HOLLYWOOD HUES
A dull entertainer
Trust Hollywood to flog a dead pirate. Director Gore Verbinski is all at sea and the mindless script doesn’t help, writes Ervell
E. Menezes
A still from Pirates of the Caribbean: Dead Man’s Chest |
Johnny
Depp is easily one of Hollywood’s most effective actors. And along
with Orlando Bloom and Keira Knightly, they churned out a delightful
buccaneering adventure Pirates of the Caribbean. But did that
make Hollywood happy? No. They had to do it again, as they only can, and
this overlong, avowedly supernatural sequel Dead Man’s Chest is
an insult to the freshness of spontaneity of the parent film.Trust
Hollywood to flog a dead pirate. The first film was a tribute to the
pirates and sword-fencing films of the early 1950s, films like Crimson
Pirate, and their ilk. Johnny Depp breezed through that film like a
breath of fresh air. In Dead Man’s Chest after the initial
burst he struggles with the ghosts of those ancient mariners (made to
look like monsters). So do his co-characters Will Turner (Orlando Bloom)

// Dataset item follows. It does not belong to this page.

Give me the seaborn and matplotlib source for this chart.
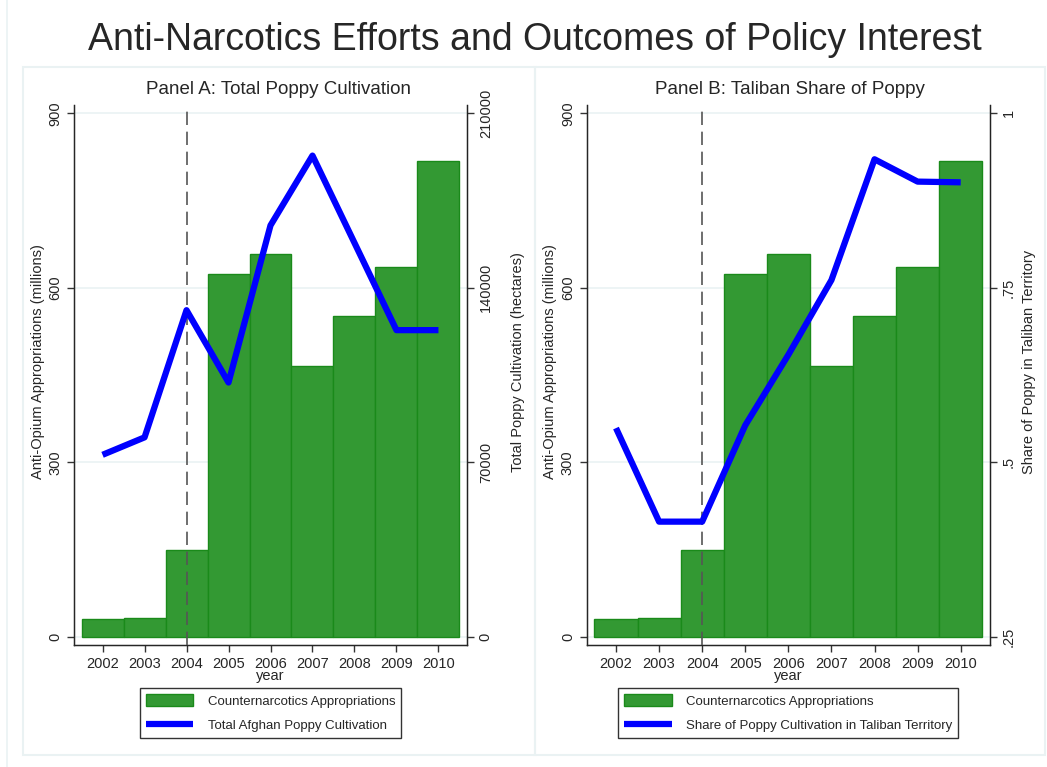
import pandas as pd
import matplotlib
matplotlib.use("Agg")
import matplotlib.pyplot as plt
from matplotlib.patches import Patch, Rectangle
from matplotlib.lines import Line2D
import seaborn as sns

# data
years = [2002, 2003, 2004, 2005, 2006, 2007, 2008, 2009, 2010]
appropriations = [30, 32, 150, 623, 658, 465, 551, 636, 817]          # millions
cultivation = [73000, 80000, 131000, 102000, 165000, 193000, 158000, 123000, 123000]  # hectares
taliban_share = [0.549, 0.415, 0.415, 0.553, 0.654, 0.761, 0.934, 0.902, 0.901]

left_ticks = [0, 300, 600, 900]
cult_ticks = [0, 70000, 140000, 210000]
cult_ticklabels = ["0", "70000", "140000", "210000"]
share_ticks = [0.25, 0.5, 0.75, 1.0]
share_ticklabels = [".25", ".5", ".75", "1"]

sns.set_style("white")
plt.rcParams["font.family"] = ["Liberation Sans", "DejaVu Sans"]

df = pd.DataFrame({"year": years, "approp": appropriations,
                   "cult": cultivation, "share": taliban_share})

W, H = 1047, 767
fig = plt.figure(figsize=(W / 100, H / 100), dpi=100)

grid_col = "#eaf2f3"
bar_col = "#339933"
line_col = "#0000ff"

# stata style panel frames
fig.add_artist(Line2D([7 / W, 7 / W], [0, 1], color=grid_col, lw=1.2))
for x0, x1 in [(23, 535), (535, 1045)]:
    fig.add_artist(Rectangle((x0 / W, 1 - 755 / H), (x1 - x0) / W, (755 - 67) / H,
                             fill=False, ec=grid_col, lw=1.5))

fig.text(535 / W, 1 - 40 / H, "Anti-Narcotics Efforts and Outcomes of Policy Interest",
         ha="center", va="center", fontsize=27)

ylo, yhi = -14, 914.6


def panel(px0, px1, ycol, r0, r1, rticks, rlabels, rtitle, title, title_x,
          line_label, rlab_x):
    ax = fig.add_axes([px0 / W, 1 - 645 / H, (px1 - px0) / W, (645 - 104.7) / H])
    sns.barplot(data=df, x="year", y="approp", native_scale=True, width=1,
                color=bar_col, saturation=1, edgecolor="#1a8a1a", linewidth=1,
                ax=ax, zorder=2)
    ax.axvline(2004, color="#555555", lw=1.2, ls=(0, (8, 4)), zorder=3)
    ax.set_xlim(2001.32, 2010.68)
    ax.set_ylim(ylo, yhi)
    ax.set_yticks(left_ticks)
    ax.set_yticklabels([str(t) for t in left_ticks], rotation=90, va="center")
    ax.set_xticks(years)
    ax.set_xticklabels([str(y) for y in years])
    ax.tick_params(axis="both", direction="out", length=5, width=1, labelsize=10.5,
                   color="#333333", left=True, bottom=True)
    ax.grid(axis="y", color=grid_col, lw=1.2, zorder=0)
    ax.set_axisbelow(True)
    ax.set_xlabel("year", fontsize=10.5, labelpad=-1)
    ax.set_ylabel("Anti-Opium Appropriations (millions)", fontsize=10.5)
    ax.yaxis.set_label_coords(-0.074, 0.524)
    for s in ["left", "bottom", "right"]:
        ax.spines[s].set_color("#222222")
        ax.spines[s].set_linewidth(1)
    ax.spines["top"].set_visible(False)
    # panel titles are centred on the panel frame, not the plot area
    fig.text(title_x / W, 1 - 90 / H, title, ha="center", va="center", fontsize=13.5)

    ax2 = ax.twinx()
    sns.lineplot(data=df, x="year", y=ycol, color=line_col, lw=4.5, ax=ax2,
                 solid_capstyle="butt", zorder=4)
    ax2.set_ylim(r0 + ylo / 900 * (r1 - r0), r0 + yhi / 900 * (r1 - r0))
    ax2.set_yticks(rticks)
    ax2.set_yticklabels(rlabels, rotation=90, va="center")
    ax2.tick_params(axis="y", direction="out", length=5, width=1, labelsize=10.5,
                    color="#333333", right=True)
    ax2.set_ylabel(rtitle, fontsize=10.5)
    ax2.yaxis.set_label_coords(rlab_x, 0.524)
    ax2.spines["top"].set_visible(False)
    ax2.spines["right"].set_color("#222222")
    ax2.grid(False)
    ax2.set_xlim(2001.32, 2010.68)

    handles = [Patch(facecolor=bar_col, edgecolor="#1a8a1a", lw=1),
               Line2D([0], [0], color=line_col, lw=4.5, solid_capstyle="butt")]
    labels = ["Counternarcotics Appropriations", line_label]
    cx = (px0 + px1) / 2 / W
    leg = fig.legend(handles, labels, loc="center", bbox_to_anchor=(cx, 1 - 713 / H),
                     bbox_transform=fig.transFigure, fontsize=9.5, frameon=True,
                     fancybox=False, edgecolor="black", handlelength=3.6,
                     handleheight=1.05, handletextpad=1.1, labelspacing=0.8,
                     borderpad=0.45, borderaxespad=0)
    leg.get_frame().set_linewidth(1)
    return ax, ax2


panel(74, 467, "cult", 0, 210000, cult_ticks, cult_ticklabels,
      "Total Poppy Cultivation (hectares)", "Panel A: Total Poppy Cultivation", 279,
      "Total Afghan Poppy Cultivation", 1.112)
panel(586.7, 990, "share", 0.25, 1.0, share_ticks, share_ticklabels,
      "Share of Poppy in Taliban Territory", "Panel B: Taliban Share of Poppy", 790,
      "Share of Poppy Cultivation in Taliban Territory", 1.079)

fig.savefig("out.png", dpi=100, facecolor="white")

and Elizabeth Swann (Keira Knightly) who are mere pawns.
Dispensable. The synopsis claims the curse of the Black Pearl has been
lifted, an even more terrifying threat looks over its captain and scurvy
crew." Rubbish. It turns out that Jack owes a blood debt to Davy
Jones (Bill Nighy), ruler of the Ocean Depths, who captains the ghostly
Flying Dutchman, which no other ship can match in speed and stealth.
They have to find his chest, but before that the key to it. Outlandish,
sorry outoceanic stuff. There are some good gags for starters, like the
cart wheeling windmill but once they dabble with those "monstrous
mariners" the film takes a nosedive. The flamboyant soothsayer
(Namie Harris) provides some dramatic relief but not Will’s dad
Bootstrap Bill (Stellan Skarsgard) who is neither here nor there. The
squeakish parrot cries "don’t eat me," and the swift monkey
scurries about but the movie is virtually at a standstill. Director Gore
Verbinski is all at sea, pun quite accidental, and the mindless script
doesn’t help one bit. The asides to "a bottle of rum" of Treasure
Island are well taken as is the gag of sliding down the sail with a
knife, a la Burt Lancaster in Crimson Pirate, but they are just
straws in the wind of this very dull entertainer. Like so many of these
modern Hollywood mega-films, this one goes on and on, as if to provide
quantitative entertainment. Thirty minutes could easily have been
clipped of the 150. It’s not like buying rice. Phone Booth was
only 87 minutes long but more satiating than anything over 120
minutes. If you’ve seen the original film, steer clear of this
sequel. It’s better to relish that flavour, even in retrospect, than
venture to this apology of a sequel.